Hi guys, i know that many hobbyist grow anubias emersed but i was actually wondering if this can also be done for java ferns?

i would also like to ask if anubias and java fern takes nutrients from roots?


----------



## jaidexl (Sep 18, 2006)

Yes, both microsorum and anubias can be grown emersed. The certainly take in nutrients through roots in emersed form but I imagine they can also take them in through the leaves when immersed. In any case, if you're burying the roots of either species, make sure to leave the rhizome exposed.


----------



## @[email protected] (Oct 24, 2007)

it didnt work for me, but i didnt have high humidity, maybe it would have worked better if i left the rhizome and the base of the leaves under water. but i didnt set out to grow it emersed, just kinda grew on my driftwood but high up.


----------



## jaidexl (Sep 18, 2006)

I've never done it, but I imagine I'd try to do it like a 'lucky bamboo' in rocks+water or an over-saturated medium of some sort.


----------



## hl0107 (Oct 20, 2004)

I got a friend who grows them in the bark that is used for growing orchids. She soaks the bark in water and ties the fern to it. Then she put them in a big jar with little water and put the lid on the jar to keep the humidity high. The jars are on a window so they take light from the sun. Every two weeks a little 20-20-20 general purpose fertilizer with a little water in the bark and that’s all.

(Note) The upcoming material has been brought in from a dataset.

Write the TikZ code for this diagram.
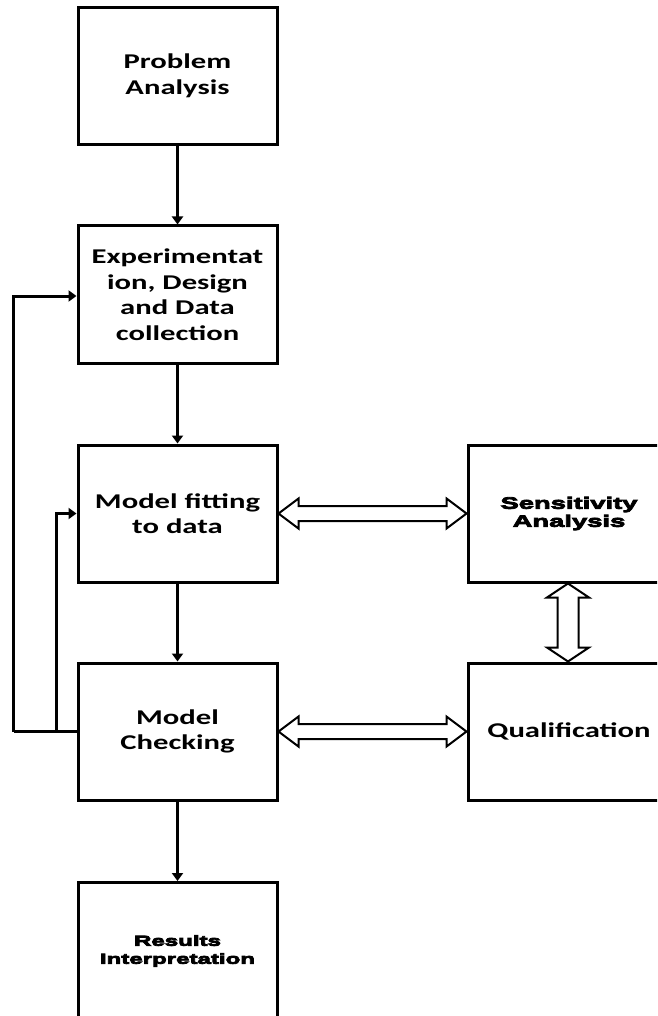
\documentclass[tikz,border=0pt]{standalone}
\usepackage{fontspec}
\setmainfont{Carlito}[FakeStretch=1.46]
\newfontfamily\heavyfont{Liberation Sans}[FakeStretch=1.66]
% filled and stroked glyphs for an extra-heavy face
\newcommand\inked[1]{\special{pdf:literal direct 2 Tr 0.8 w}#1\special{pdf:literal direct 0 Tr}}
\usetikzlibrary{arrows.meta,calc}
\begin{document}
\begin{tikzpicture}[x=1pt,y=-1pt,
  stage/.style={draw, line width=3pt, rectangle, minimum width=199pt, minimum height=137pt,
    inner sep=0pt, align=center, font=\fontsize{21}{25.5}\selectfont\bfseries},
  heavystage/.style={stage, font=\fontsize{16.5}{18}\selectfont\heavyfont\bfseries},
  flow/.style={line width=3pt, -{Triangle[length=8pt,width=11pt]}},
  feedback/.style={line width=3pt},
  hollow/.style={draw, line width=2pt, line join=miter, fill=white}]
\useasboundingbox (0,0) rectangle (657,1016);
\clip (0,0) rectangle (657,1016);

% main column of stages
\node[stage] (prob) at (177.5,76)    {Problem\\Analysis};
\node[stage] (exp)  at (177.5,294.5) {Experimentat\\ion, Design\\and Data\\collection};
\node[stage] (fit)  at (177.5,513.5) {Model fitting\\to data};
\node[stage] (chk)  at (177.5,731.5) {Model\\Checking};
\node[heavystage, font=\fontsize{14.5}{18}\selectfont\heavyfont\bfseries] (res) at (177.5,951)
  {\inked{Results}\\\inked{Interpretation}};

% side stages
\node[heavystage, minimum width=202pt] (sens) at (569,513.5) {\inked{Sensitivity}\\\inked{Analysis}};
\node[stage, minimum width=202pt] (qual) at (569,731.5) {Qualification};

% downward flow
\draw[flow] (prob.south) -- (exp.north);
\draw[flow] (exp.south) -- (fit.north);
\draw[flow] (fit.south) -- (chk.north);
\draw[flow] (chk.south) -- (res.north);

% feedback loops from model checking
\coordinate (outer) at ($(chk.west)+(-63,0)$);
\coordinate (inner) at ($(chk.west)+(-20,0)$);
\draw[feedback] (chk.west) -- (outer);
\draw[flow] (outer) |- ($(exp.west)+(0,1.5)$);
\draw[flow] (inner) |- (fit.west);

% hollow two-way arrows
\draw[hollow] (fit.east) -- ++(20,-15) -- ++(0,7.5) -- ($(sens.west)+(-20,-7.5)$) -- ++(0,-7.5)
  -- (sens.west) -- ++(-20,15) -- ++(0,-7.5) -- ($(fit.east)+(20,7.5)$) -- ++(0,7.5) -- cycle;
\draw[hollow] (chk.east) -- ++(20,-15) -- ++(0,7.5) -- ($(qual.west)+(-20,-7.5)$) -- ++(0,-7.5)
  -- (qual.west) -- ++(-20,15) -- ++(0,-7.5) -- ($(chk.east)+(20,7.5)$) -- ++(0,7.5) -- cycle;
\draw[hollow] ($(sens.south)+(-1,0)$) -- ++(21,14) -- ++(-10.5,0) -- ($(qual.north)+(9.5,-14)$) -- ++(10.5,0)
  -- ($(qual.north)+(-1,0)$) -- ++(-21,-14) -- ++(10.5,0) -- ($(sens.south)+(-11.5,14)$) -- ++(-10.5,0) -- cycle;
\end{tikzpicture}
\end{document}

The ferns look great and very healthy.


----------



## @[email protected] (Oct 24, 2007)

my only question is, can they be submerged afterward without loosing their leaves (sorry, hope you dont mind me stealing the thread for a single question)? it would be great to get ferns to grow faster (since no algae issues so you could pump light and nutrients), and then get big ferns fast for new tanks.


----------



## ikuzo (Jul 11, 2006)

according to a well trusted person here, ferns grow slower in emersed state.


----------



## @[email protected] (Oct 24, 2007)

0_o

i guess you just have to dump 'em in water and wait.


----------